> Exercise requirements:
Repeat every line of the data exactly, but not the pictures.

> Available data:
········
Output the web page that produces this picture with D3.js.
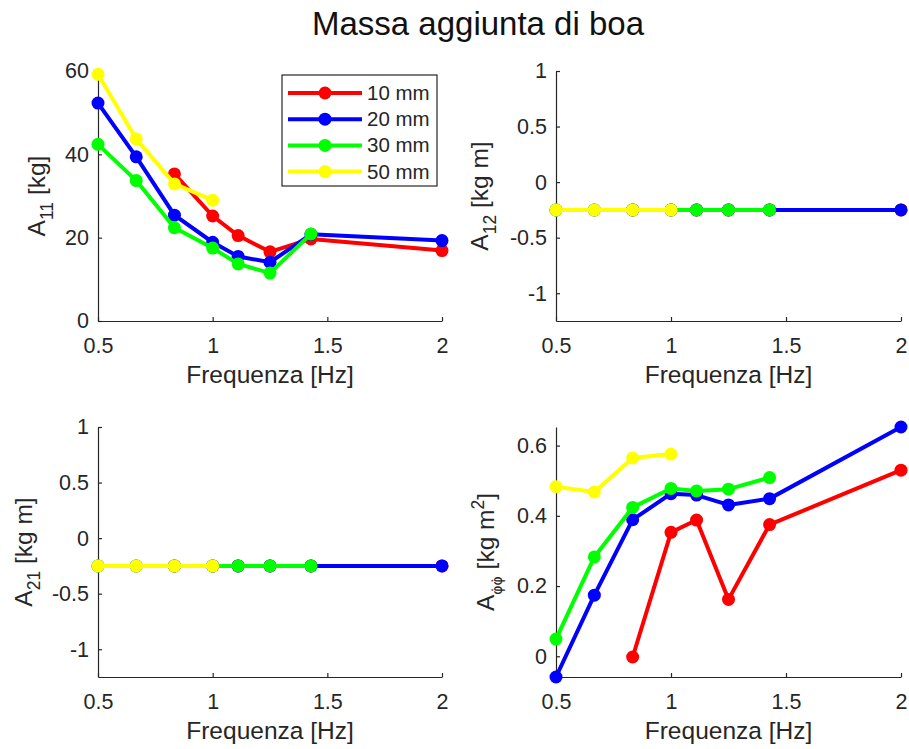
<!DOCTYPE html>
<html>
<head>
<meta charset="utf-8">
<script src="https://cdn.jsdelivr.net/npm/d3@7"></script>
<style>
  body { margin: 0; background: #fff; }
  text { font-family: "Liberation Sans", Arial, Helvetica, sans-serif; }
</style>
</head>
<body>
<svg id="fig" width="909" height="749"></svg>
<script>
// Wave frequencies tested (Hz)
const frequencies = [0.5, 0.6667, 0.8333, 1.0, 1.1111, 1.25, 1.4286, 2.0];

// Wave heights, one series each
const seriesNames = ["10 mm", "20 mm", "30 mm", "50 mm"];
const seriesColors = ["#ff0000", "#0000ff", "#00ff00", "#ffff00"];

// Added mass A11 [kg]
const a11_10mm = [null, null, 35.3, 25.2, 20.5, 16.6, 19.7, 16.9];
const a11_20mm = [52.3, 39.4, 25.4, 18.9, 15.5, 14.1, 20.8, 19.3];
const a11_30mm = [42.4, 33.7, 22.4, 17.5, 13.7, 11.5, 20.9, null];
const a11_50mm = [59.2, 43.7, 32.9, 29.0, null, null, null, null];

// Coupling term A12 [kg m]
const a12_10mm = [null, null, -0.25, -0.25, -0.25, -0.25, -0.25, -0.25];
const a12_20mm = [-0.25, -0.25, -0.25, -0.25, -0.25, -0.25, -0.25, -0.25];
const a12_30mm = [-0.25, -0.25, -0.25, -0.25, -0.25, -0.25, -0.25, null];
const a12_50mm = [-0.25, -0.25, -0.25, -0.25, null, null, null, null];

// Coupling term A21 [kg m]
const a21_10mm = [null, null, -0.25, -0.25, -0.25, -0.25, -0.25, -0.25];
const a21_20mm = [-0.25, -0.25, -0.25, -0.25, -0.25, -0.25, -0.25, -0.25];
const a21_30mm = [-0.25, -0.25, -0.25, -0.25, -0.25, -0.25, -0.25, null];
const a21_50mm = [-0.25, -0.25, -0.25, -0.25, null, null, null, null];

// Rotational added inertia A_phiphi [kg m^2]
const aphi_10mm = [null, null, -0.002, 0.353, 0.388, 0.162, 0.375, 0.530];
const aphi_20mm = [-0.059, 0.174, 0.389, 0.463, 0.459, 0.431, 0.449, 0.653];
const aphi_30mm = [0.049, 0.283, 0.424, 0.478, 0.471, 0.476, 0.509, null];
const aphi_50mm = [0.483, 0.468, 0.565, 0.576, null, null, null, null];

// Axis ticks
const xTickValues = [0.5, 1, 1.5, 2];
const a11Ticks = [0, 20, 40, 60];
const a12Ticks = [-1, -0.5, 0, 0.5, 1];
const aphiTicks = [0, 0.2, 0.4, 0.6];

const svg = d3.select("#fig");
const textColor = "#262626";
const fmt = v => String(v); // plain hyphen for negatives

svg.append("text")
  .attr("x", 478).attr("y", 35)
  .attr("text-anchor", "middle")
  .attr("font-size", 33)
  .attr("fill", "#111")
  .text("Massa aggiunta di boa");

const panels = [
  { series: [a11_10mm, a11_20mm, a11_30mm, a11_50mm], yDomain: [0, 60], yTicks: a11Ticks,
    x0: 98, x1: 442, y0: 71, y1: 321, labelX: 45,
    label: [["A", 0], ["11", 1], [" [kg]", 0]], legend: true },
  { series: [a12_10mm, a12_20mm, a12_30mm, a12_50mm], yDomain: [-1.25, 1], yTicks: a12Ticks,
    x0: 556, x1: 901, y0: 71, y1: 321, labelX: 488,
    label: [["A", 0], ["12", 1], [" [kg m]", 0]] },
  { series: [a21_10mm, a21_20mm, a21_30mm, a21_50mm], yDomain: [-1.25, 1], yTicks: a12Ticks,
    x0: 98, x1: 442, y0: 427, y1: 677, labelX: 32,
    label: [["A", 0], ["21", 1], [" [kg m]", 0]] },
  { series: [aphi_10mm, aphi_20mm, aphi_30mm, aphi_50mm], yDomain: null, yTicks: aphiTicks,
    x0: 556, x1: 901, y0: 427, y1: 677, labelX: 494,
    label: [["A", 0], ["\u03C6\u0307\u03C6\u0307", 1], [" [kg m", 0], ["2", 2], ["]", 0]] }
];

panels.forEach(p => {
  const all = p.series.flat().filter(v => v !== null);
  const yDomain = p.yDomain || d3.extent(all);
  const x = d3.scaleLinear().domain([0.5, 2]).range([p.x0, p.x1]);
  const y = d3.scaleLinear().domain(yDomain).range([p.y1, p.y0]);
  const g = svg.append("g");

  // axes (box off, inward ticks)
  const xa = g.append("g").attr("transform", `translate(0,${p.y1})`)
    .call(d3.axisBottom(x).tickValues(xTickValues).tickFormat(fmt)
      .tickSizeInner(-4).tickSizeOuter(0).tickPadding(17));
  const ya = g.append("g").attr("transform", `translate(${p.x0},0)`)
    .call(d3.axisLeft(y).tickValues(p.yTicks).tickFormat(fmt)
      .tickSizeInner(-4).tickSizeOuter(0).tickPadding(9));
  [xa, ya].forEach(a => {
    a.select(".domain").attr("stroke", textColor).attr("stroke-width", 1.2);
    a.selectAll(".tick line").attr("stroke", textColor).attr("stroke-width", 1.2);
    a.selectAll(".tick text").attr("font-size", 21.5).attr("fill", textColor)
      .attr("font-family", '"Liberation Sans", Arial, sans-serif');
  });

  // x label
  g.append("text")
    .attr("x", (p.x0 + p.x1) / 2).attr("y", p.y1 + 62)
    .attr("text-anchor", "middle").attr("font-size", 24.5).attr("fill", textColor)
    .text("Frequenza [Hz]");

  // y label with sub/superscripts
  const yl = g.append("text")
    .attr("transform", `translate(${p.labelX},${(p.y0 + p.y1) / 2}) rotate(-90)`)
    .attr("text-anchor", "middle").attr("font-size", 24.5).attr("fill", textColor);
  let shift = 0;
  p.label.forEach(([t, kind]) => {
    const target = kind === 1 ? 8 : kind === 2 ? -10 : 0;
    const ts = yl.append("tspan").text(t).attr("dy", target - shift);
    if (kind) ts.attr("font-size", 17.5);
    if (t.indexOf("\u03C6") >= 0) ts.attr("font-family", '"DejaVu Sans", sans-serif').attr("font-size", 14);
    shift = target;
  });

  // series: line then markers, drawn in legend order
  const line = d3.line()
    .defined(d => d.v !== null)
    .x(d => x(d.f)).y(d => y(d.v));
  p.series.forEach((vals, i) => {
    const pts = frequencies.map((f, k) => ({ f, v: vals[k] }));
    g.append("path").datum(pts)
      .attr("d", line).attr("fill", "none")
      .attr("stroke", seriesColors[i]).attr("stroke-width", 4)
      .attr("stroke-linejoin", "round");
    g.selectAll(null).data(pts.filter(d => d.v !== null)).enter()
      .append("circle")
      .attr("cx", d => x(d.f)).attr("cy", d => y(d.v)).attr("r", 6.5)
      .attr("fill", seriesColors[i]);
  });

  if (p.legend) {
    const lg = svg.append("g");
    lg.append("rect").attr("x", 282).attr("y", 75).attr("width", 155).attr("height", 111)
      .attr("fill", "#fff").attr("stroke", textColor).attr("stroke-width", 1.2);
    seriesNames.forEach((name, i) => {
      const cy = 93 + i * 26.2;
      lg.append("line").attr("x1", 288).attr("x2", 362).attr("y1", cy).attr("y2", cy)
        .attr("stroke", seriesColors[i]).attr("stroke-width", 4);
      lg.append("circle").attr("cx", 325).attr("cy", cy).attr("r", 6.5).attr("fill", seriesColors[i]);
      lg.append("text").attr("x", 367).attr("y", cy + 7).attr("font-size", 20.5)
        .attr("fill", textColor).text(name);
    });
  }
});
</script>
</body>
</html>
········
> Written reply:
Output the web page that produces this picture with D3.js.
<!DOCTYPE html>
<html>
<head>
<meta charset="utf-8">
<script src="https://cdn.jsdelivr.net/npm/d3@7"></script>
<style>
  body { margin: 0; background: #fff; }
  text { font-family: "Liberation Sans", Arial, Helvetica, sans-serif; }
</style>
</head>
<body>
<svg id="fig" width="909" height="749"></svg>
<script>
// Wave frequencies tested (Hz)
const frequencies = [0.5, 0.6667, 0.8333, 1.0, 1.1111, 1.25, 1.4286, 2.0];

// Wave heights, one series each
const seriesNames = ["10 mm", "20 mm", "30 mm", "50 mm"];
const seriesColors = ["#ff0000", "#0000ff", "#00ff00", "#ffff00"];

// Added mass A11 [kg]
const a11_10mm = [null, null, 35.3, 25.2, 20.5, 16.6, 19.7, 16.9];
const a11_20mm = [52.3, 39.4, 25.4, 18.9, 15.5, 14.1, 20.8, 19.3];
const a11_30mm = [42.4, 33.7, 22.4, 17.5, 13.7, 11.5, 20.9, null];
const a11_50mm = [59.2, 43.7, 32.9, 29.0, null, null, null, null];

// Coupling term A12 [kg m]
const a12_10mm = [null, null, -0.25, -0.25, -0.25, -0.25, -0.25, -0.25];
const a12_20mm = [-0.25, -0.25, -0.25, -0.25, -0.25, -0.25, -0.25, -0.25];
const a12_30mm = [-0.25, -0.25, -0.25, -0.25, -0.25, -0.25, -0.25, null];
const a12_50mm = [-0.25, -0.25, -0.25, -0.25, null, null, null, null];

// Coupling term A21 [kg m]
const a21_10mm = [null, null, -0.25, -0.25, -0.25, -0.25, -0.25, -0.25];
const a21_20mm = [-0.25, -0.25, -0.25, -0.25, -0.25, -0.25, -0.25, -0.25];
const a21_30mm = [-0.25, -0.25, -0.25, -0.25, -0.25, -0.25, -0.25, null];
const a21_50mm = [-0.25, -0.25, -0.25, -0.25, null, null, null, null];

// Rotational added inertia A_phiphi [kg m^2]
const aphi_10mm = [null, null, -0.002, 0.353, 0.388, 0.162, 0.375, 0.530];
const aphi_20mm = [-0.059, 0.174, 0.389, 0.463, 0.459, 0.431, 0.449, 0.653];
const aphi_30mm = [0.049, 0.283, 0.424, 0.478, 0.471, 0.476, 0.509, null];
const aphi_50mm = [0.483, 0.468, 0.565, 0.576, null, null, null, null];

// Axis ticks
const xTickValues = [0.5, 1, 1.5, 2];
const a11Ticks = [0, 20, 40, 60];
const a12Ticks = [-1, -0.5, 0, 0.5, 1];
const aphiTicks = [0, 0.2, 0.4, 0.6];

const svg = d3.select("#fig");
const textColor = "#262626";
const fmt = v => String(v); // plain hyphen for negatives

svg.append("text")
  .attr("x", 478).attr("y", 35)
  .attr("text-anchor", "middle")
  .attr("font-size", 33)
  .attr("fill", "#111")
  .text("Massa aggiunta di boa");

const panels = [
  { series: [a11_10mm, a11_20mm, a11_30mm, a11_50mm], yDomain: [0, 60], yTicks: a11Ticks,
    x0: 98, x1: 442, y0: 71, y1: 321, labelX: 45,
    label: [["A", 0], ["11", 1], [" [kg]", 0]], legend: true },
  { series: [a12_10mm, a12_20mm, a12_30mm, a12_50mm], yDomain: [-1.25, 1], yTicks: a12Ticks,
    x0: 556, x1: 901, y0: 71, y1: 321, labelX: 488,
    label: [["A", 0], ["12", 1], [" [kg m]", 0]] },
  { series: [a21_10mm, a21_20mm, a21_30mm, a21_50mm], yDomain: [-1.25, 1], yTicks: a12Ticks,
    x0: 98, x1: 442, y0: 427, y1: 677, labelX: 32,
    label: [["A", 0], ["21", 1], [" [kg m]", 0]] },
  { series: [aphi_10mm, aphi_20mm, aphi_30mm, aphi_50mm], yDomain: null, yTicks: aphiTicks,
    x0: 556, x1: 901, y0: 427, y1: 677, labelX: 494,
    label: [["A", 0], ["\u03C6\u0307\u03C6\u0307", 1], [" [kg m", 0], ["2", 2], ["]", 0]] }
];

panels.forEach(p => {
  const all = p.series.flat().filter(v => v !== null);
  const yDomain = p.yDomain || d3.extent(all);
  const x = d3.scaleLinear().domain([0.5, 2]).range([p.x0, p.x1]);
  const y = d3.scaleLinear().domain(yDomain).range([p.y1, p.y0]);
  const g = svg.append("g");

  // axes (box off, inward ticks)
  const xa = g.append("g").attr("transform", `translate(0,${p.y1})`)
    .call(d3.axisBottom(x).tickValues(xTickValues).tickFormat(fmt)
      .tickSizeInner(-4).tickSizeOuter(0).tickPadding(17));
  const ya = g.append("g").attr("transform", `translate(${p.x0},0)`)
    .call(d3.axisLeft(y).tickValues(p.yTicks).tickFormat(fmt)
      .tickSizeInner(-4).tickSizeOuter(0).tickPadding(9));
  [xa, ya].forEach(a => {
    a.select(".domain").attr("stroke", textColor).attr("stroke-width", 1.2);
    a.selectAll(".tick line").attr("stroke", textColor).attr("stroke-width", 1.2);
    a.selectAll(".tick text").attr("font-size", 21.5).attr("fill", textColor)
      .attr("font-family", '"Liberation Sans", Arial, sans-serif');
  });

  // x label
  g.append("text")
    .attr("x", (p.x0 + p.x1) / 2).attr("y", p.y1 + 62)
    .attr("text-anchor", "middle").attr("font-size", 24.5).attr("fill", textColor)
    .text("Frequenza [Hz]");

  // y label with sub/superscripts
  const yl = g.append("text")
    .attr("transform", `translate(${p.labelX},${(p.y0 + p.y1) / 2}) rotate(-90)`)
    .attr("text-anchor", "middle").attr("font-size", 24.5).attr("fill", textColor);
  let shift = 0;
  p.label.forEach(([t, kind]) => {
    const target = kind === 1 ? 8 : kind === 2 ? -10 : 0;
    const ts = yl.append("tspan").text(t).attr("dy", target - shift);
    if (kind) ts.attr("font-size", 17.5);
    if (t.indexOf("\u03C6") >= 0) ts.attr("font-family", '"DejaVu Sans", sans-serif').attr("font-size", 14);
    shift = target;
  });

  // series: line then markers, drawn in legend order
  const line = d3.line()
    .defined(d => d.v !== null)
    .x(d => x(d.f)).y(d => y(d.v));
  p.series.forEach((vals, i) => {
    const pts = frequencies.map((f, k) => ({ f, v: vals[k] }));
    g.append("path").datum(pts)
      .attr("d", line).attr("fill", "none")
      .attr("stroke", seriesColors[i]).attr("stroke-width", 4)
      .attr("stroke-linejoin", "round");
    g.selectAll(null).data(pts.filter(d => d.v !== null)).enter()
      .append("circle")
      .attr("cx", d => x(d.f)).attr("cy", d => y(d.v)).attr("r", 6.5)
      .attr("fill", seriesColors[i]);
  });

  if (p.legend) {
    const lg = svg.append("g");
    lg.append("rect").attr("x", 282).attr("y", 75).attr("width", 155).attr("height", 111)
      .attr("fill", "#fff").attr("stroke", textColor).attr("stroke-width", 1.2);
    seriesNames.forEach((name, i) => {
      const cy = 93 + i * 26.2;
      lg.append("line").attr("x1", 288).attr("x2", 362).attr("y1", cy).attr("y2", cy)
        .attr("stroke", seriesColors[i]).attr("stroke-width", 4);
      lg.append("circle").attr("cx", 325).attr("cy", cy).attr("r", 6.5).attr("fill", seriesColors[i]);
      lg.append("text").attr("x", 367).attr("y", cy + 7).attr("font-size", 20.5)
        .attr("fill", textColor).text(name);
    });
  }
});
</script>
</body>
</html>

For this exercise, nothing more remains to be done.